Я тут же нахмурила брови и покачала головой.
— Прости.
— Аля, улыбнись. Это к лучшему. Если бы не свинец, я бы никогда не познакомился с моей лучшей половинкой. На увольнении настояла она. Говорит, я ей важнее, чем большая зарплата.
— Подумать только, — веселюсь в ответ, открывая вино. — Наверное, ты ей всё-таки нравишься.
Женя рассмеялся и подошёл, забрав у меня бутылку. Разлил вино по бокалам. Мы подняли тост. Я ещё не успела пригубить, как Женя сказал:
— Он был не так уж и не прав, когда бесился. Я, правда, был влюблён в тебя.

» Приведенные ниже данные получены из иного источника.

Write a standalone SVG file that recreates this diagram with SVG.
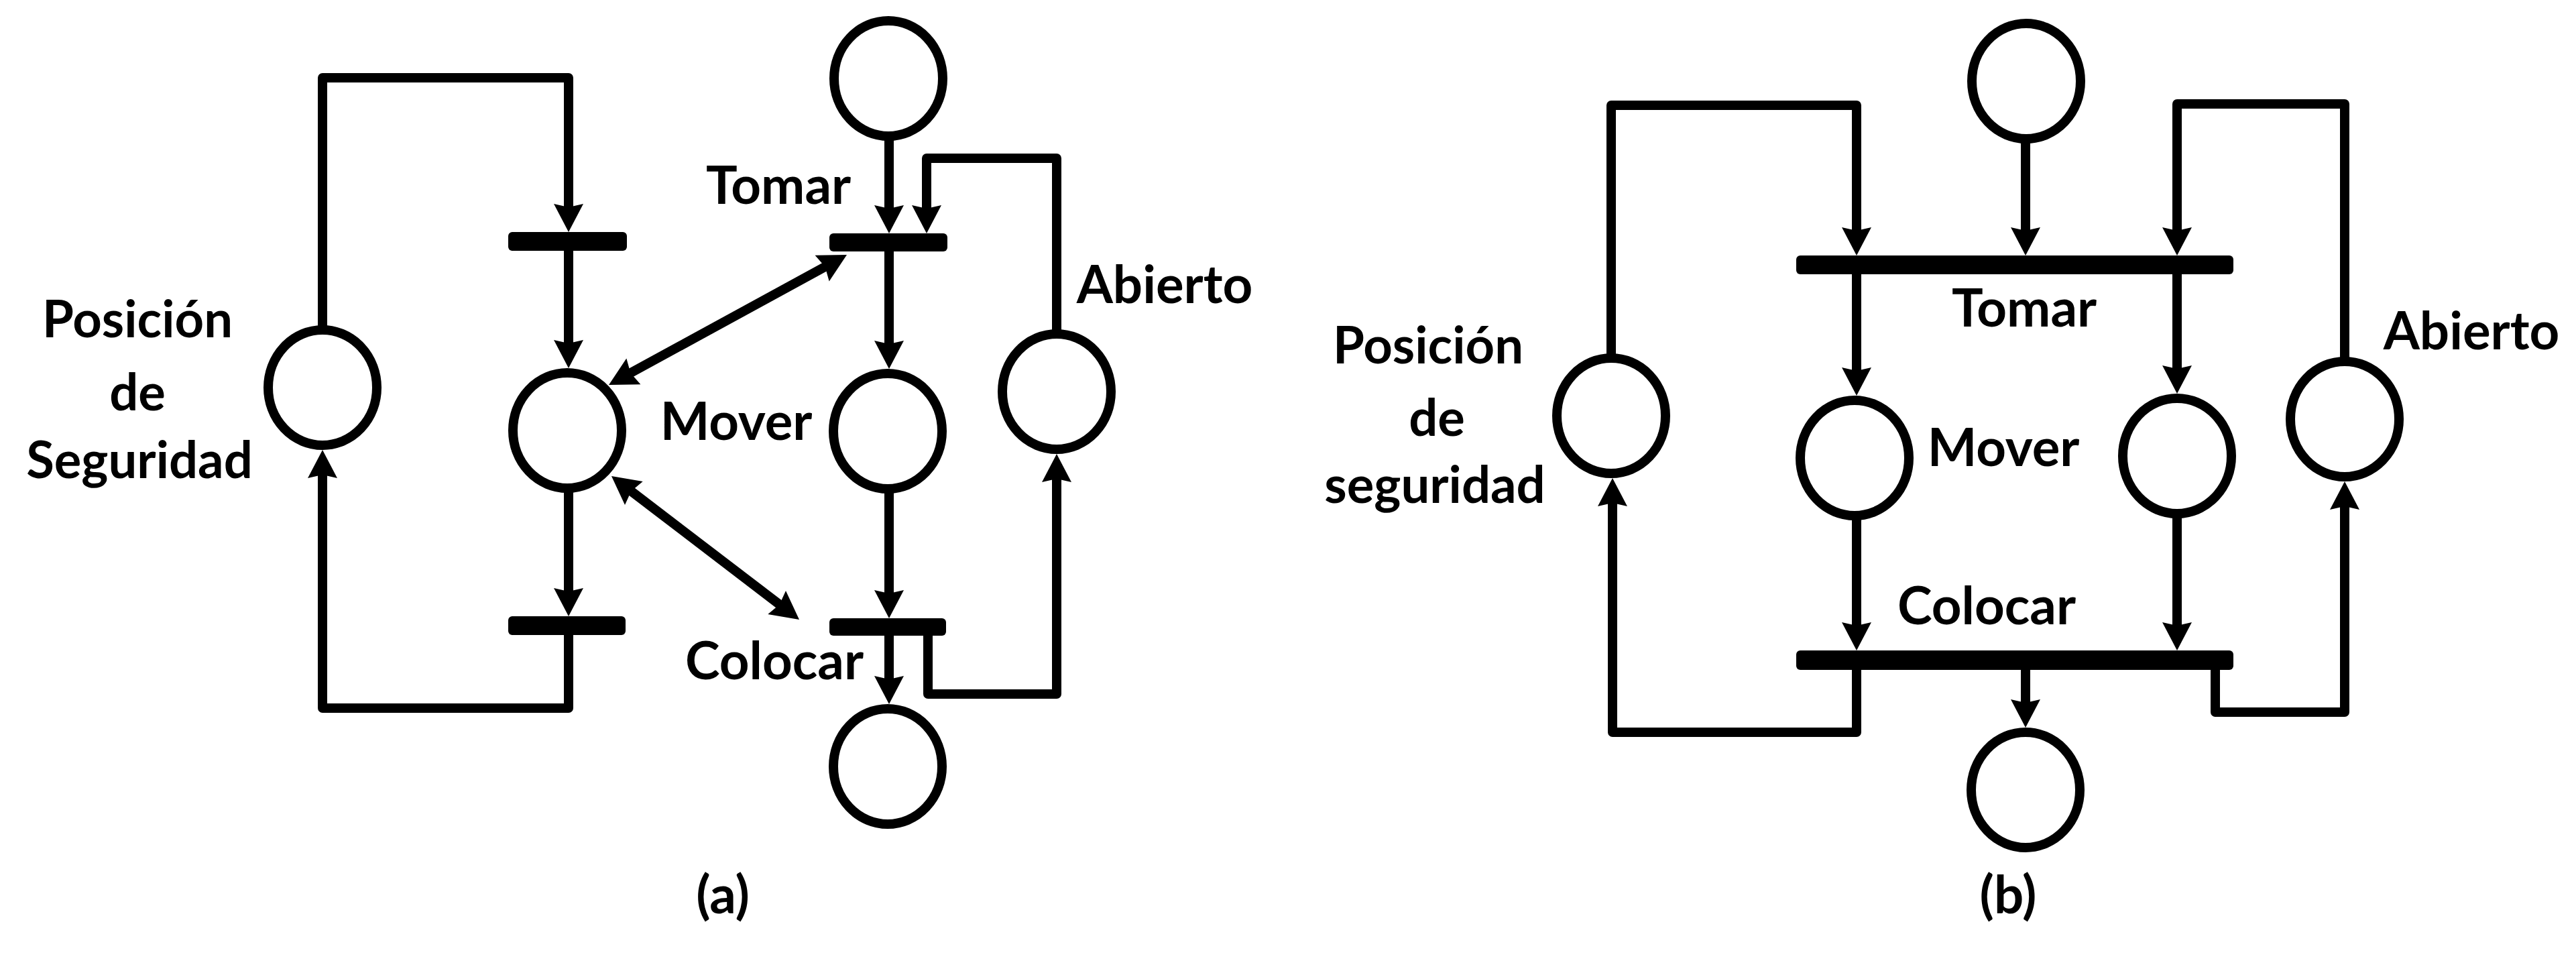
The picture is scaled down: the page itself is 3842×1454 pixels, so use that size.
<svg xmlns="http://www.w3.org/2000/svg" width="3842" height="1454" viewBox="0 0 3842 1454">
<style>
.place{fill:#fff;stroke:#000;stroke-width:14}
.trans{fill:#000}
.arc{fill:none;stroke:#000;stroke-width:14;stroke-linejoin:round}
.lbl{font-family:Lato,"Liberation Sans",sans-serif;font-weight:bold;font-size:78px;fill:#000;text-anchor:middle}
</style>
<defs>
<marker id="ah" markerUnits="userSpaceOnUse" markerWidth="80" markerHeight="80" refX="0" refY="0" orient="auto" overflow="visible">
<path d="M36 0 L-6 -22 L-1 0 L-6 22 Z" fill="#000"/>
</marker>
<marker id="ahs" markerUnits="userSpaceOnUse" markerWidth="80" markerHeight="80" refX="0" refY="0" orient="auto-start-reverse" overflow="visible">
<path d="M36 0 L-6 -22 L-1 0 L-6 22 Z" fill="#000"/>
</marker>
</defs>
<rect width="3842" height="1454" fill="#fff"/>

<g id="connectors">
<!-- (a) -->
<path class="arc" d="M481 492 V116 H848 V310" marker-end="url(#ah)"/>
<path class="arc" d="M848 374 V513" marker-end="url(#ah)"/>
<path class="arc" d="M848 728 V883" marker-end="url(#ah)"/>
<path class="arc" d="M848 947 V1056 H481 V707" marker-end="url(#ah)"/>
<path class="arc" d="M1326 203 V312" marker-end="url(#ah)"/>
<path class="arc" d="M1576 498 V236 H1382 V312" marker-end="url(#ah)"/>
<path class="arc" d="M1326 375 V514" marker-end="url(#ah)"/>
<path class="arc" d="M1326 729 V886" marker-end="url(#ah)"/>
<path class="arc" d="M1326 947 V1014" marker-end="url(#ah)"/>
<path class="arc" d="M1384 947 V1035 H1576 V713" marker-end="url(#ah)"/>
<path class="arc" d="M939.6 556.7 L1231.4 397.3" marker-start="url(#ahs)" marker-end="url(#ahs)"/>
<path class="arc" d="M940.6 731.9 L1163.4 902.1" marker-start="url(#ahs)" marker-end="url(#ahs)"/>
<!-- (b) -->
<path class="arc" d="M2403 534 V157 H2769 V345" marker-end="url(#ah)"/>
<path class="arc" d="M3021 207 V345" marker-end="url(#ah)"/>
<path class="arc" d="M3497 539 V155 H3247 V345" marker-end="url(#ah)"/>
<path class="arc" d="M2769 409 V554" marker-end="url(#ah)"/>
<path class="arc" d="M3247 409 V551" marker-end="url(#ah)"/>
<path class="arc" d="M2769 769 V934" marker-end="url(#ah)"/>
<path class="arc" d="M3247 766 V934" marker-end="url(#ah)"/>
<path class="arc" d="M2769 999 V1092 H2405 V749" marker-end="url(#ah)"/>
<path class="arc" d="M3304 999 V1062 H3497 V754" marker-end="url(#ah)"/>
<path class="arc" d="M3021 999 V1049" marker-end="url(#ah)"/>
</g>

<!-- (a) nodes -->
<g id="a-posicion-seguridad">
<ellipse class="place" cx="481" cy="578" rx="81" ry="86"/>
<text class="lbl" x="205" y="503" style="font-size:76px">Posición</text>
<text class="lbl" x="205" y="612" style="font-size:76px">de</text>
<text class="lbl" x="208" y="713" style="font-size:76px">Seguridad</text>
</g>
<g id="a-t1"><rect class="trans" x="758" y="346" width="177" height="28" rx="6"/></g>
<g id="a-middle"><ellipse class="place" cx="846" cy="642" rx="81" ry="86"/></g>
<g id="a-t2"><rect class="trans" x="758" y="919" width="175" height="28" rx="6"/></g>
<g id="a-top"><ellipse class="place" cx="1325" cy="117" rx="81" ry="86"/></g>
<g id="a-tomar">
<rect class="trans" x="1237" y="348" width="176" height="27" rx="6"/>
<text class="lbl" x="1161" y="304">Tomar</text>
</g>
<g id="a-mover">
<ellipse class="place" cx="1324" cy="643" rx="81" ry="86"/>
<text class="lbl" x="1098" y="656">Mover</text>
</g>
<g id="a-abierto">
<ellipse class="place" cx="1576" cy="584" rx="81" ry="86"/>
<text class="lbl" x="1737" y="452">Abierto</text>
</g>
<g id="a-colocar">
<rect class="trans" x="1237" y="922" width="174" height="26" rx="6"/>
<text class="lbl" x="1155" y="1013">Colocar</text>
</g>
<g id="a-bottom"><ellipse class="place" cx="1324" cy="1143" rx="81" ry="86"/></g>
<g id="label-a"><text class="lbl" x="1078" y="1362">(a)</text></g>

<!-- (b) nodes -->
<g id="b-top"><ellipse class="place" cx="3022" cy="121" rx="81" ry="86"/></g>
<g id="b-posicion-seguridad">
<ellipse class="place" cx="2403" cy="620" rx="81" ry="86"/>
<text class="lbl" x="2130" y="542" style="font-size:76px">Posición</text>
<text class="lbl" x="2143" y="650" style="font-size:76px">de</text>
<text class="lbl" x="2140" y="750" style="font-size:76px">seguridad</text>
</g>
<g id="b-tomar">
<rect class="trans" x="2679" y="381" width="652" height="28" rx="6"/>
<text class="lbl" x="3019" y="487">Tomar</text>
</g>
<g id="b-mover1">
<ellipse class="place" cx="2766" cy="683" rx="81" ry="86"/>
<text class="lbl" x="2988" y="695">Mover</text>
</g>
<g id="b-mover2"><ellipse class="place" cx="3247" cy="680" rx="81" ry="86"/></g>
<g id="b-abierto">
<ellipse class="place" cx="3497" cy="625" rx="81" ry="86"/>
<text class="lbl" x="3686" y="521">Abierto</text>
</g>
<g id="b-colocar">
<rect class="trans" x="2679" y="970" width="652" height="29" rx="6"/>
<text class="lbl" x="2963" y="931">Colocar</text>
</g>
<g id="b-bottom"><ellipse class="place" cx="3021" cy="1178" rx="81" ry="86"/></g>
<g id="label-b"><text class="lbl" x="2995" y="1362">(b)</text></g>
</svg>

Хорошо, что я не сделала глоток, потому что я бы им подавилась.
— Расслабься, — усмехнулся, — это прошло, давно. Ещё после нападения. Тебя хотело так много мужиков, что хотеть тебя было уже просто как-то неприлично. Я даже рассказывал об этом Веронике. Она считает, что мы должны позаботиться о тебе.
— Делать вам нечего, — фыркаю, делая глоток, — я взрослая девочка и сама…
Не могу даже закончить фразу. Ставлю бокал на стол и резко покидаю кухню, добегаю до ванной и склоняюсь над умывальником с рвотным позывом, взявшимся вообще непонятно откуда.